By Johann Hari
Across the world, more and more people are asking: Why is marijuana banned? Why are people still sent to prison for using or selling it?
Most of us assume it’s because someone, somewhere sat down with the scientific evidence, and figured out that cannabis is more harmful than other drugs we use all the time — like alcohol and cigarettes.
Somebody worked it all out, in our best interest.
But when I started to go through the official archives — researching my book Chasing The Scream: The First and Last Days of the War on Drugs — to find out why cannabis was banned back in the 1930s, I discovered that’s not what happened.
Not at all.
In 1929, a man called Harry Anslinger was put in charge of the Department of Prohibition in Washington, D.C. But alcohol prohibition had been a disaster.

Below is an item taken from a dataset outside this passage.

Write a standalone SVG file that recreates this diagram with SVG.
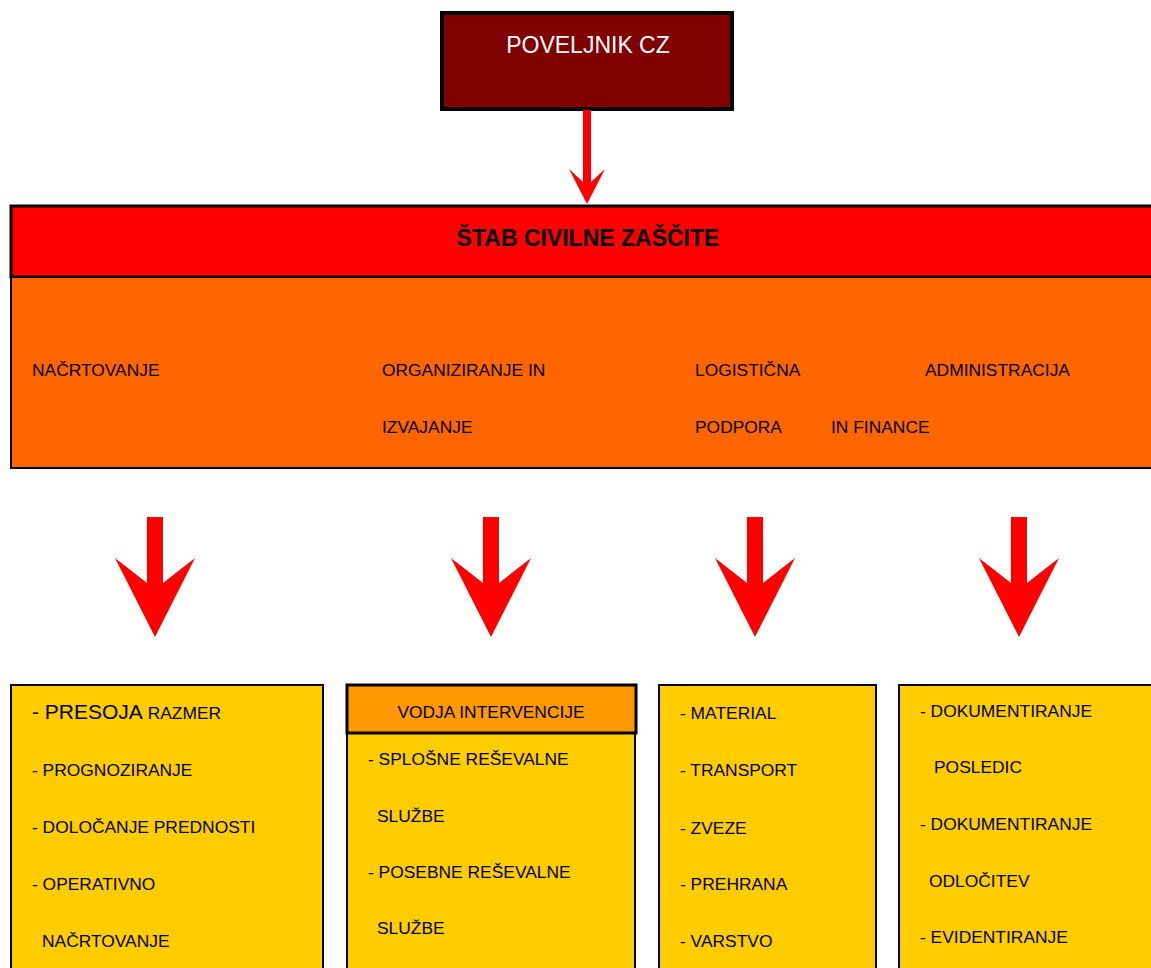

Gangsters had taken over whole neighborhoods. Alcohol — controlled by criminals — had become even more poisonous.
So alcohol prohibition finally ended — and Harry Anslinger was afraid. He found himself in charge of a huge government department, with nothing for it to do. Up until then, he had said that cannabis was not a problem. It doesn’t harm people, he explained, and “there is no more absurd fallacy” than the idea it makes people violent.
But then — suddenly, when his department needed a new purpose — he announced he had changed his mind.
He explained to the public what would happen if you smoked cannabis.
First, you will fall into “a delirious rage.” Then you will be gripped by “dreams… of an erotic character.” Then you will “lose the power of connected thought.” Finally, you will reach the inevitable end-point: “Insanity.”